Comic Book Review – Descender Deluxe Edition Volume 1

Descender Deluxe Edition Volume 1 (2017)
Reprints Descender #1-16
Written by Jeff Lemire
Art by Dustin Nguyen

Jeff Lemire is one of the most prolific comic writers of the current era, having penned some of the most memorable books of the last few years. He broke out with titles like Sweet Tooth and The Essex County trilogy and now authors superhero, science fiction, horror books, and more. I’ve been following his fantastic Black Hammer universe at Dark Horse comics for a few years and am close to wrapping up Twin Peaks-like Gideon Falls. So I decided to look at his other work at Image Comics, starting with this space opera epic clearly inspired by Astro Boy. 

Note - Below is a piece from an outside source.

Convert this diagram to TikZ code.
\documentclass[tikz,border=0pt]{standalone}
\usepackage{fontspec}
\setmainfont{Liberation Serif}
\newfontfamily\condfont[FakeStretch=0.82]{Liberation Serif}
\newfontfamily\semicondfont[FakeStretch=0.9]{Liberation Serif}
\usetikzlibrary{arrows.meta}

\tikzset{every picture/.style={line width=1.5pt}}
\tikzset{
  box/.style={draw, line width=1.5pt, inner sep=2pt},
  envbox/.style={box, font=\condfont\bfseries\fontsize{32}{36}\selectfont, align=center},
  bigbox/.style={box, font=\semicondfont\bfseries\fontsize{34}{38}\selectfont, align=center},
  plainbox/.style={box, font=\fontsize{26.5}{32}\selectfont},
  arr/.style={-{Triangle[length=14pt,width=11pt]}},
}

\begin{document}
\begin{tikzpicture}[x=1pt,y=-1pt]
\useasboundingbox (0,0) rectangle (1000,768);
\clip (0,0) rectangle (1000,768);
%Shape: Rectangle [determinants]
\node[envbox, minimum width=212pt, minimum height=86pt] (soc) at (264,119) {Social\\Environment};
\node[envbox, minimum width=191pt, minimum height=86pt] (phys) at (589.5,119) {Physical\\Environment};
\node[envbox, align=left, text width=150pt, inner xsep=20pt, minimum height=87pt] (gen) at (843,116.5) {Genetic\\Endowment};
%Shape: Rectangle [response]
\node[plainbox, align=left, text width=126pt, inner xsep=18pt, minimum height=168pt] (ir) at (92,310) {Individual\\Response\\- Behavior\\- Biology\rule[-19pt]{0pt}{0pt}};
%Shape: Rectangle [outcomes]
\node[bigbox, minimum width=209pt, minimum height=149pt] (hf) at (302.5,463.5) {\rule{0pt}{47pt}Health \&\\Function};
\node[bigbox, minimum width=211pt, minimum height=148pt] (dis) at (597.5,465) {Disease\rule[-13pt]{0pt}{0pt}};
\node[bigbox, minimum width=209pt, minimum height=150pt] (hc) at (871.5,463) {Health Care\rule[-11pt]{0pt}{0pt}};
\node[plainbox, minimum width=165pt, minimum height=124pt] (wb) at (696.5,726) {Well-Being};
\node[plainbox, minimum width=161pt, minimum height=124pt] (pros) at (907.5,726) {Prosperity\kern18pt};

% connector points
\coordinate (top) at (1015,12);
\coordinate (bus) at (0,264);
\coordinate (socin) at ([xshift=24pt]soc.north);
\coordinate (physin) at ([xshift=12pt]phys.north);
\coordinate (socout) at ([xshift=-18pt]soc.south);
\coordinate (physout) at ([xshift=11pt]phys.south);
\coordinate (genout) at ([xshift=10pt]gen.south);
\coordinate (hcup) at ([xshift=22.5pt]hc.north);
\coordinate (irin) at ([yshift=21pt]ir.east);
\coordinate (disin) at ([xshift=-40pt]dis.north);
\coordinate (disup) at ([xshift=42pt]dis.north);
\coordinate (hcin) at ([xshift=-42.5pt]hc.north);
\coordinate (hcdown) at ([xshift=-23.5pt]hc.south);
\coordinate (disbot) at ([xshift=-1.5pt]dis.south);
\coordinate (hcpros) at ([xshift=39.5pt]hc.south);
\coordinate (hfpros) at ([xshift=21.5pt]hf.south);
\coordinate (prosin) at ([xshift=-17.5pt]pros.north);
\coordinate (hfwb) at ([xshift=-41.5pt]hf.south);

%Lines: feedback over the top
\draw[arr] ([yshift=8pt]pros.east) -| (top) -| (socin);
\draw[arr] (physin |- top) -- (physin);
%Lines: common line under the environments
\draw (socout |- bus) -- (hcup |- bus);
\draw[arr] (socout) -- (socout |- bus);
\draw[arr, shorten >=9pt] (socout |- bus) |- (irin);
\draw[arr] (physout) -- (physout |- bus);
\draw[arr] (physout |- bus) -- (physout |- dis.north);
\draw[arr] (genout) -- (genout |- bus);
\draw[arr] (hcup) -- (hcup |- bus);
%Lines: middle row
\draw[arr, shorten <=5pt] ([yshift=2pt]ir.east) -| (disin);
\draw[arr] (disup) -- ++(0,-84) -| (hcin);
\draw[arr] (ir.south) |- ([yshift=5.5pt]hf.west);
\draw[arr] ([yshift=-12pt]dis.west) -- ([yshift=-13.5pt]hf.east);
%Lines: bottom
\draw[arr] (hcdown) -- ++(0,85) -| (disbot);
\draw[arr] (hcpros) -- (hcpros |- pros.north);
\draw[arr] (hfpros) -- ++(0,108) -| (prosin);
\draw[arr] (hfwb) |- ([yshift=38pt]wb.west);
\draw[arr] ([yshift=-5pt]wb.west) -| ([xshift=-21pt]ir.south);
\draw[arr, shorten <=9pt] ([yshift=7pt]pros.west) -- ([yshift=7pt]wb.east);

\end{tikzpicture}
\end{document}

Ten years ago, the galaxy was thrown into chaos when giant robotic beings appeared in the skies above the major cities. Entire worlds were destroyed. Others were left for ruin. These “harvesters” caused the people’s sentiments towards machine life to turn sour, and robots were marginalized and killed. On a distant mining world, the child-like android TIM-21 wakes up to learn what has transpired since he went into sleep mode during the attacks. Unbeknownst to Tim, he has a beacon inside him that has gotten the attention of the United Galactic Council as well as scavengers who scrap lone droids for parts. Tim finds friends in Bandit, a robot pet, and the angry Driller, a mining droid. They are “rescued” by Captain Tesla, the daughter of the UGC’s president and Tim’s creator, the now ruined Dr. Quon. This group of heroes begins to uncover secrets that have been hidden from the galaxy that reveals the truth behind the harvesters and what robots genuinely are.

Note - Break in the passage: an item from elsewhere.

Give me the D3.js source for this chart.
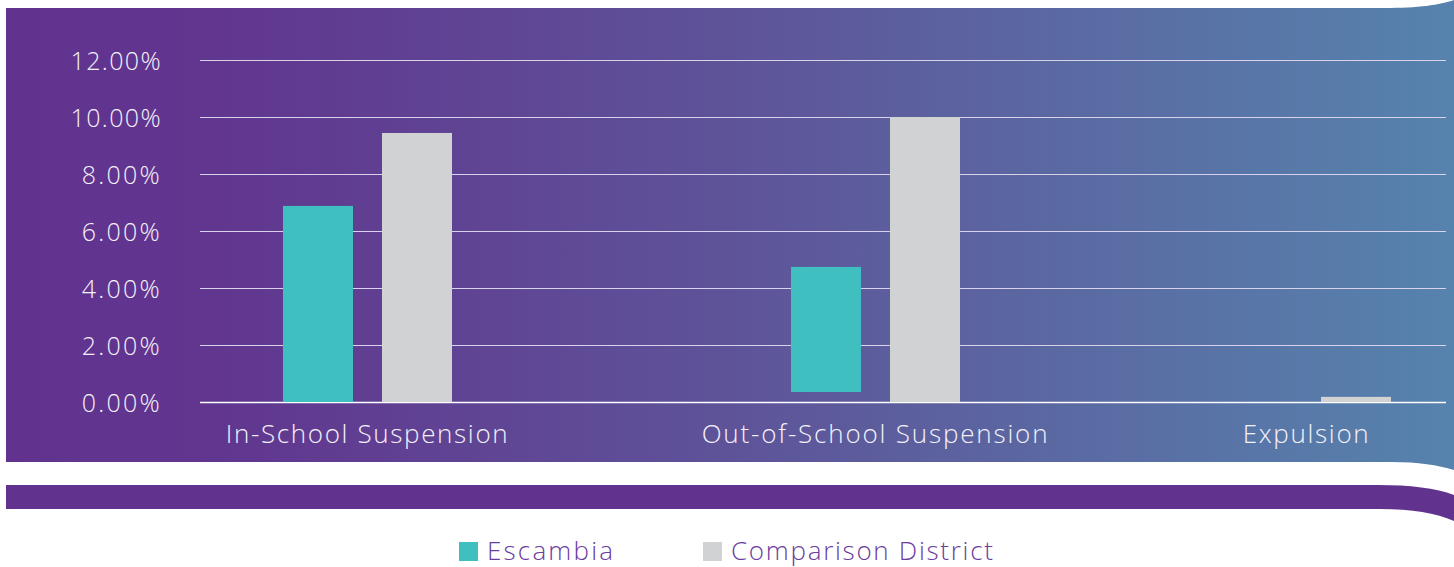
<!DOCTYPE html>
<html>
<head>
<meta charset="utf-8">
<script src="https://cdn.jsdelivr.net/npm/d3@7"></script>
<style>
  html, body { margin: 0; padding: 0; background: #ffffff; }
  svg { display: block; }
  text { font-family: "Open Sans", "Lato", sans-serif; }
</style>
</head>
<body>
<svg id="chart" width="1454" height="567"></svg>
<script>
// ---- data ----
const categories = ["In-School Suspension", "Out-of-School Suspension", "Expulsion"];
const seriesNames = ["Escambia", "Comparison District"];
const escambiaStart = [0, 0.35, 0];
const escambiaValues = [6.88, 4.74, 0];
const comparisonValues = [9.44, 10.0, 0.18];
const yTicks = [0, 2, 4, 6, 8, 10, 12];
const seriesColors = ["#40bfc1", "#d1d2d4"];

const svg = d3.select("#chart");
const FONT = "'Open Sans', Lato, sans-serif";

// background gradient
const defs = svg.append("defs");
const grad = defs.append("linearGradient").attr("id", "bg")
  .attr("x1", "0%").attr("x2", "100%").attr("y1", "0%").attr("y2", "0%");
grad.append("stop").attr("offset", "0%").attr("stop-color", "#61338f");
grad.append("stop").attr("offset", "15%").attr("stop-color", "#61368f");
grad.append("stop").attr("offset", "50%").attr("stop-color", "#5e5399");
grad.append("stop").attr("offset", "100%").attr("stop-color", "#5683ad");

// main panel
svg.append("path")
  .attr("d", "M6,8 L1385,8 C1418,8 1440,5 1454,0 L1454,470 C1438,465 1418,462 1392,462 L6,462 Z")
  .attr("fill", "url(#bg)");

// lower band
svg.append("path")
  .attr("d", "M6,485 L1378,485 C1410,485 1436,488 1454,495 L1454,521 C1436,513 1412,509 1380,509 L6,509 Z")
  .attr("fill", "#61338f");

// scales
const y = d3.scaleLinear().domain([0, 12]).range([402, 60]);
const x = d3.scaleOrdinal().domain(categories).range([367.5, 875.5, 1306.5]);
const sub = d3.scaleBand().domain(seriesNames).range([-84.5, 84.5]).paddingInner(0.2929).paddingOuter(0);

// gridlines
const gx0 = 200, gx1 = 1446;
svg.append("g").selectAll("line").data(yTicks).join("line")
  .attr("x1", gx0).attr("x2", gx1)
  .attr("y1", d => Math.round(y(d)) + 0.5).attr("y2", d => Math.round(y(d)) + 0.5)
  .attr("stroke", d => d === 0 ? "#ffffff" : "#d8d3ea")
  .attr("stroke-width", d => d === 0 ? 1.3 : 1.1);

// fit a text element to a target width by letter-spacing
function fit(sel, target) {
  sel.each(function() {
    const n = this.textContent.length;
    const w = this.getComputedTextLength();
    const ls = (target(this.textContent) - w) / Math.max(1, n - 1);
    d3.select(this).attr("letter-spacing", ls.toFixed(2));
  });
}

// y axis labels
const yAxis = d3.axisLeft(y).tickValues(yTicks).tickFormat(d => d3.format(".2f")(d) + "%").tickSize(0).tickPadding(0);
const ya = svg.append("g").attr("transform", "translate(162,0)").call(yAxis);
ya.select(".domain").remove();
ya.selectAll("text")
  .attr("fill", "#f4f1f9")
  .attr("font-size", 25)
  .attr("font-weight", 300)
  .attr("font-family", FONT)
  .attr("dy", "0.36em");
fit(ya.selectAll("text"), t => t.length === 6 ? 90 : 78);

// bars
const rows = categories.map((c, i) => ({
  cat: c,
  vals: [
    { s: seriesNames[0], start: escambiaStart[i], v: escambiaValues[i] },
    { s: seriesNames[1], start: 0, v: comparisonValues[i] }
  ]
}));
const g = svg.append("g");
rows.forEach(r => {
  g.selectAll(null).data(r.vals.filter(d => d.v > d.start)).join("rect")
    .attr("x", d => x(r.cat) + sub(d.s))
    .attr("width", sub.bandwidth())
    .attr("y", d => y(d.v))
    .attr("height", d => y(d.start) - y(d.v))
    .attr("fill", (d) => seriesColors[seriesNames.indexOf(d.s)]);
});

// x axis labels
const catWidths = {"In-School Suspension": 282, "Out-of-School Suspension": 346, "Expulsion": 126};
const xl = svg.append("g").selectAll("text").data(categories).join("text")
  .attr("x", d => x(d)).attr("y", 443)
  .attr("text-anchor", "middle")
  .attr("fill", "#f4f1f9")
  .attr("font-size", 26)
  .attr("font-weight", 300)
  .attr("font-family", FONT)
  .text(d => d);
fit(xl, t => catWidths[t]);

// legend
const legendX = [459, 703];
const legendW = [126, 262];
const lg = svg.append("g");
seriesNames.forEach((s, i) => {
  lg.append("rect").attr("x", legendX[i]).attr("y", 542).attr("width", 19).attr("height", 19)
    .attr("fill", seriesColors[i]);
  const t = lg.append("text").attr("x", legendX[i] + 28).attr("y", 560)
    .attr("fill", "#6a3d9e").attr("font-size", 26).attr("font-weight", 300)
    .attr("font-family", FONT)
    .text(s);
  fit(t, () => legendW[i]);
});
</script>
</body>
</html>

Jeff Lemire is a writer who draws from his personal life in much of his work. Some of it is obvious, like The Essex County trilogy, but even something like Descender taps into experiences the writer has had. Lemire has explained that Descender came out of his thoughts on being a father and having profound fears for his son when contemplating the chaotic state of the world. Through the eyes of Tim, the reader sees how we learn to process grief and feel like an Other. Lemire has said that focusing these emotional experiences through the lens of a child allows them to play more intensely than if his main protagonist was an adult. It should also be noted that Lemire eschews thought bubbles in his comics work which he has explained as creating space for the reader to interpret what is going on inside the character’s head. This lets the art play an even more significant role as it can provide clues to that subconscious space.

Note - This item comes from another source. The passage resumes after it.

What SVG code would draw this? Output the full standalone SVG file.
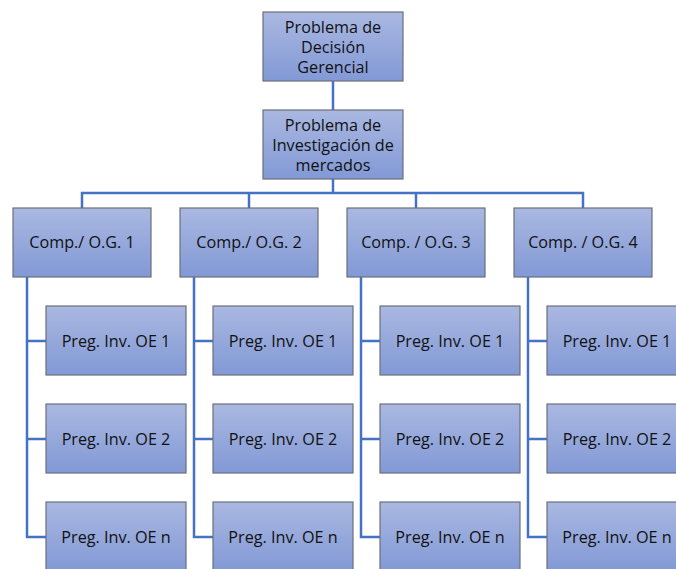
<svg xmlns="http://www.w3.org/2000/svg" width="676" height="569" viewBox="0 0 676 569">
  <defs>
    <linearGradient id="boxFill" x1="0" y1="0" x2="0" y2="1">
      <stop offset="0" stop-color="#aab8e1"/>
      <stop offset="1" stop-color="#8299d6"/>
    </linearGradient>
    <style>
      .box { fill: url(#boxFill); stroke: #6b6f7a; stroke-width: 1.2; }
      .lbl { font-family: "Open Sans", "Liberation Sans", sans-serif; font-size: 16.2px; fill: #111; text-anchor: middle; dominant-baseline: central; }
      .wire { fill: none; stroke: #4472c4; stroke-width: 2.5; }
    </style>
  </defs>
  <rect width="676" height="569" fill="#fff"/>

  <!-- connectors -->
  <g id="connectors">
    <path class="wire" d="M333 81 V110"/>
    <path class="wire" d="M333 179 V193"/>
    <path class="wire" d="M82 208 V193 H583 V208"/>
    <path class="wire" d="M249 193 V208"/>
    <path class="wire" d="M416 193 V208"/>
    <!-- branch spines -->
    <path class="wire" d="M27 277 V537 H46 M27 341 H46 M27 439 H46"/>
    <path class="wire" d="M194 277 V537 H213 M194 341 H213 M194 439 H213"/>
    <path class="wire" d="M361 277 V537 H380 M361 341 H380 M361 439 H380"/>
    <path class="wire" d="M528 277 V537 H547 M528 341 H547 M528 439 H547"/>
  </g>

  <g id="decision">
    <rect class="box" x="263" y="12" width="140" height="69"/>
    <text class="lbl" x="333" y="27">Problema de</text>
    <text class="lbl" x="333" y="47">Decisión</text>
    <text class="lbl" x="333" y="67">Gerencial</text>
  </g>
  <g id="research">
    <rect class="box" x="263" y="110" width="140" height="69"/>
    <text class="lbl" x="333" y="125">Problema de</text>
    <text class="lbl" x="333" y="145">Investigación de</text>
    <text class="lbl" x="333" y="165">mercados</text>
  </g>

  <g id="comp1"><rect class="box" x="13" y="208" width="138" height="69"/><text class="lbl" x="82" y="242">Comp./ O.G. 1</text></g>
  <g id="comp2"><rect class="box" x="180" y="208" width="138" height="69"/><text class="lbl" x="249" y="242">Comp./ O.G. 2</text></g>
  <g id="comp3"><rect class="box" x="347" y="208" width="138" height="69"/><text class="lbl" x="416" y="242">Comp. / O.G. 3</text></g>
  <g id="comp4"><rect class="box" x="514" y="208" width="138" height="69"/><text class="lbl" x="583" y="242">Comp. / O.G. 4</text></g>

  <g id="q1-1"><rect class="box" x="46" y="306" width="140" height="69"/><text class="lbl" x="116" y="341">Preg. Inv. OE 1</text></g>
  <g id="q1-2"><rect class="box" x="46" y="404" width="140" height="69"/><text class="lbl" x="116" y="439">Preg. Inv. OE 2</text></g>
  <g id="q1-n"><rect class="box" x="46" y="502" width="140" height="69"/><text class="lbl" x="116" y="537">Preg. Inv. OE n</text></g>

  <g id="q2-1"><rect class="box" x="213" y="306" width="140" height="69"/><text class="lbl" x="283" y="341">Preg. Inv. OE 1</text></g>
  <g id="q2-2"><rect class="box" x="213" y="404" width="140" height="69"/><text class="lbl" x="283" y="439">Preg. Inv. OE 2</text></g>
  <g id="q2-n"><rect class="box" x="213" y="502" width="140" height="69"/><text class="lbl" x="283" y="537">Preg. Inv. OE n</text></g>

  <g id="q3-1"><rect class="box" x="380" y="306" width="140" height="69"/><text class="lbl" x="450" y="341">Preg. Inv. OE 1</text></g>
  <g id="q3-2"><rect class="box" x="380" y="404" width="140" height="69"/><text class="lbl" x="450" y="439">Preg. Inv. OE 2</text></g>
  <g id="q3-n"><rect class="box" x="380" y="502" width="140" height="69"/><text class="lbl" x="450" y="537">Preg. Inv. OE n</text></g>

  <g id="q4-1"><rect class="box" x="547" y="306" width="140" height="69"/><text class="lbl" x="617" y="341">Preg. Inv. OE 1</text></g>
  <g id="q4-2"><rect class="box" x="547" y="404" width="140" height="69"/><text class="lbl" x="617" y="439">Preg. Inv. OE 2</text></g>
  <g id="q4-n"><rect class="box" x="547" y="502" width="140" height="69"/><text class="lbl" x="617" y="537">Preg. Inv. OE n</text></g>
</svg>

I typically don’t venture too far out of the “capes and tights” subgenre of comics, but when I have read books that come from places like Image, I’m never disappointed. Descender continues that trend as being one of the best science fiction stories I’ve read/seen in a very long while. It has enough familiar tropes and story beats that you immediately understand what kind of story you’re in for, yet it throws plenty of surprises and plays on those same tropes to keep you surprised. It is incredibly sprawling, as all good space operas should be, but by the end of this first volume, I understand where the series is going. Enough players have been introduced and developed that the narrative is presenting some clear paths.

One of my favorite things about Descender is how it inverts the typical war with machines trope. So often in science fiction (Terminator, The Matrix), the machines are the clear antagonists while humans are the virtuous heroes. Lemire works dutifully to humanize all the robot characters to evoke the same powerful emotions as human stories do. He also showcases the craven aspects of humanity, quick to want some Other group to blame for problems and the depth to which the species will sink to brutalize these Others. Lemire also plays on the boy robot-creator relationship that was really hammered out in things like Pinocchio and Astro Boy. Dr. Quon is not a good man, and in this first volume, we learn about many lies he’s spread that directly harmed the United Galaxy. He’s not a clear-cut villain, but Quon is not a person anyone in the story should completely trust. He’s a well-written, complex character who lost sight of the end goal to serve his own ambitious purposes. Quon attempts to make things right to a degree while still keeping specific facts close to his vest. 

NBCUniversal announced they had purchased the right to develop Descender as a television series, which is a more intelligent move than making movies. The book reminded me of the popular trend since Lost to tell a long serial form story and make each episode a spotlight on a different character once the main narrative was established. This means the momentum of the story does slow a bit a couple issues in but for a good reason. We get flashbacks to Dr. Quon’s development of advanced robotics, Captain Tesla’s ongoing conflict with her father, and even vignettes devoted to Bandit and Driller. And just like Lost, these one-offs serve to add emotional depth to what these characters do in the larger narrative. It’s masterfully done storytelling by people who know how to weave both an exciting tale and a human one.